Press Review

The good news is that Czech air traffic controllers might not go on strike next month after all, which could allow businessmen from around the world to peacefully converge upon Prague unhindered for the annual meeting of the International Monetary Fund and the World Bank. As PRAVO reports today, air traffic controllers at Prague International Airport have vehemently denied rumours of imminent strike action, although a dispute over pay, personnel policy and overtime work is still brewing. The paper notes that the Ministry of Transport and Communications is prepared for all contingencies, including perhaps the recruitment of air traffic controllers from abroad, should their Czech colleagues decide to team up with anti-globalisation protesters from around the world in wreaking havoc on the annual meeting.

The bad news is that if you are rich, you must be a thief, according to the Czech public that is. Most Czechs are convinced that the majority of their wealthy fellow citizens have accrued their riches in a less-than-honest way. This according to LIDOVE NOVINY, which reports that, as shown by a recent public opinion survey, seven Czechs in ten believe that only crooks and criminals have profited from the collapse of communism and the advent of capitalism more than a decade ago. Almost 80 percent of those polled by the STEM agency said they were worried by the widening of the gap between rich and poor. But the paper notes that envy and angst are the major factors of this conventional wisdom. Few Czechs will admit bearing grudges even against those who have grown rich thanks to their own skills, efforts and work ethics. And, menacingly, about 15 percent of those asked were convinced that no one had the right to be richer than the rest.

Corrupt!!! cries MLADA FRONTA DNES. Who's corrupt? The Czech Board of Radio and Television Broadcasting! The paper claims that upon resigning five years ago, one of its former members, a certain Jiri Koubek, was granted an interest-free loan of over one million crowns to buy a flat. The paper says it can produce evidence that Mr. Koubek hasn't even attempted to repay the loan, which he insists isn't true. The loan, the paper says, came from his new employer, Premiera Television, today known as TV Prima. That was shortly after this private company, initially broadcasting only in Prague and Central Bohemia, received essential nationwide frequencies. And who grants those frequencies? You guessed it: the Czech Board of Radio and Television Broadcasting.
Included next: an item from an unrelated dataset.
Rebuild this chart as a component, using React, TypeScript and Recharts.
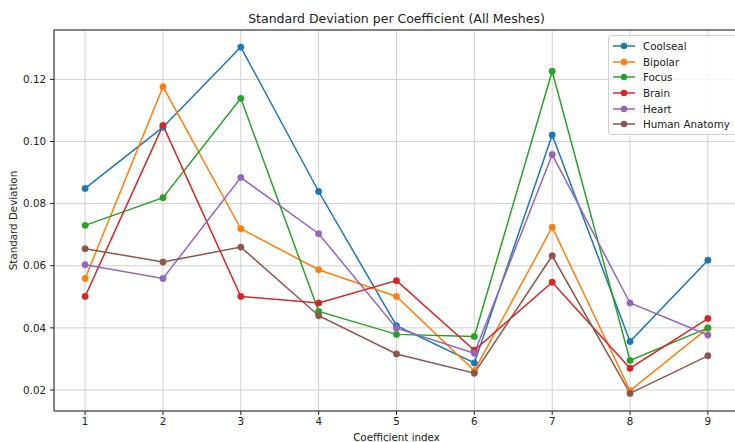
import { CartesianGrid, Legend, Line, LineChart, ReferenceLine, XAxis, YAxis } from "recharts";

const coefficients = [1, 2, 3, 4, 5, 6, 7, 8, 9];
const coolseal = [0.0849, 0.1046, 0.1304, 0.0839, 0.0407, 0.0287, 0.1021, 0.0356, 0.0618];
const bipolar = [0.0559, 0.1176, 0.0719, 0.0587, 0.0501, 0.0262, 0.0724, 0.0198, 0.0399];
const focus = [0.073, 0.0819, 0.1139, 0.0453, 0.0379, 0.0372, 0.1226, 0.0295, 0.04];
const brain = [0.0501, 0.1052, 0.0501, 0.048, 0.0552, 0.0328, 0.0547, 0.027, 0.043];
const heart = [0.0603, 0.0559, 0.0884, 0.0703, 0.0399, 0.0318, 0.0958, 0.048, 0.0377];
const humanAnatomy = [0.0655, 0.0612, 0.066, 0.0439, 0.0316, 0.0254, 0.0632, 0.0189, 0.031];
const yTicks = [0.02, 0.04, 0.06, 0.08, 0.1, 0.12];

const series = [
  { key: "Coolseal", values: coolseal, color: "#1f77b4" },
  { key: "Bipolar", values: bipolar, color: "#ff7f0e" },
  { key: "Focus", values: focus, color: "#2ca02c" },
  { key: "Brain", values: brain, color: "#d62728" },
  { key: "Heart", values: heart, color: "#9467bd" },
  { key: "Human Anatomy", values: humanAnatomy, color: "#8c564b" },
];

const data = coefficients.map((c, i) => {
  const row: Record<string, number> = { coef: c };
  series.forEach((s) => (row[s.key] = s.values[i]));
  return row;
});

const font = "'DejaVu Sans', sans-serif";
const yMin = 0.01323;
const yMax = 0.1359;

function YLabel(props: any) {
  const vb = props.viewBox || { x: 0, y: 30, height: 381 };
  const cx = 13;
  const cy = vb.y + vb.height / 2;
  return (
    <text x={cx} y={cy} transform={`rotate(-90 ${cx} ${cy})`} textAnchor="middle" dominantBaseline="central" fontSize={10.3} fill="#222" fontFamily={font}>
      Standard Deviation
    </text>
  );
}

function XLabel() {
  return (
    <text x={396.5} y={437} textAnchor="middle" dominantBaseline="central" fontSize={10.3} fill="#222" fontFamily={font}>
      Coefficient index
    </text>
  );
}

function LegendBox() {
  return (
    <div
      style={{
        background: "rgba(255,255,255,0.8)",
        border: "1px solid #d0d0d0",
        borderRadius: 3,
        padding: "2px 6px 2px 4px",
        fontFamily: font,
        fontSize: 10.3,
        color: "#222",
      }}
    >
      {series.map((s) => (
        <div key={s.key} style={{ display: "flex", alignItems: "center", height: 15.7 }}>
          <svg width={22} height={10} style={{ marginRight: 8 }}>
            <line x1={0} y1={5} x2={22} y2={5} stroke={s.color} strokeWidth={1.5} />
            <circle cx={11} cy={5} r={3.2} fill={s.color} />
          </svg>
          <span>{s.key}</span>
        </div>
      ))}
    </div>
  );
}

export default function App() {
  return (
    <div style={{ position: "fixed", left: 0, top: 0, width: 735, height: 442, overflow: "hidden", background: "#fff" }}>
      <div
        style={{
          position: "absolute",
          left: 54,
          width: 685,
          top: 11,
          textAlign: "center",
          fontFamily: font,
          fontSize: 12.5,
          color: "#222",
        }}
      >
        Standard Deviation per Coefficient (All Meshes)
      </div>
      <LineChart width={745} height={442} data={data} margin={{ top: 30, right: 6, bottom: 0, left: 0 }}>
        <CartesianGrid stroke="#d0d0d0" strokeWidth={1} />
        <XAxis
          dataKey="coef"
          type="number"
          domain={[0.6, 9.4]}
          ticks={coefficients}
          allowDataOverflow
          height={31}
          stroke="#222"
          tickSize={4}
          tickMargin={3}
          tick={{ fontSize: 10.3, fill: "#222", fontFamily: font }}
          label={<XLabel />}
        />
        <YAxis
          type="number"
          domain={[yMin, yMax]}
          ticks={yTicks}
          allowDataOverflow
          width={54}
          stroke="#222"
          tickSize={4}
          tickMargin={4}
          tickFormatter={(v: number) => v.toFixed(2)}
          tick={{ fontSize: 10.3, fill: "#222", fontFamily: font }}
          label={<YLabel />}
        />
        <ReferenceLine y={yMax} stroke="#222" strokeWidth={1} ifOverflow="visible" />
        {series.map((s) => (
          <Line
            key={s.key}
            dataKey={s.key}
            stroke={s.color}
            strokeWidth={1.5}
            dot={{ r: 3.2, fill: s.color, stroke: s.color, strokeWidth: 0.5 }}
            activeDot={false}
            isAnimationActive={false}
          />
        ))}
        <Legend
          layout="vertical"
          align="center"
          verticalAlign="middle"
          content={() => <LegendBox />}
          wrapperStyle={{ position: "absolute", left: 608, top: 35, width: "auto" }}
        />
      </LineChart>
    </div>
  );
}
And finally, Bonnie and Clyde are alive and well and living in Velke Bilovice near the East Moravian town of Breclav, close to the Slovak border. It was a silly thing to do, a 20-year-old man admitted to MLADA FRONTA DNES. We just wanted to prove it can be done. Earlier this month, he and his girlfriend, who is 19, attempted an armed robbery of a post office in the nearby village of Boleradice. They took a car, the girl, whose name was withheld, aimed a gun at the post office's single clerk and, apparently, some shooting ensued. The enterprising couple never got any money from the clerk. The modern-day Bonnie and Clyde are now facing trial and if convicted they could land themselves in jail for up to 10 years.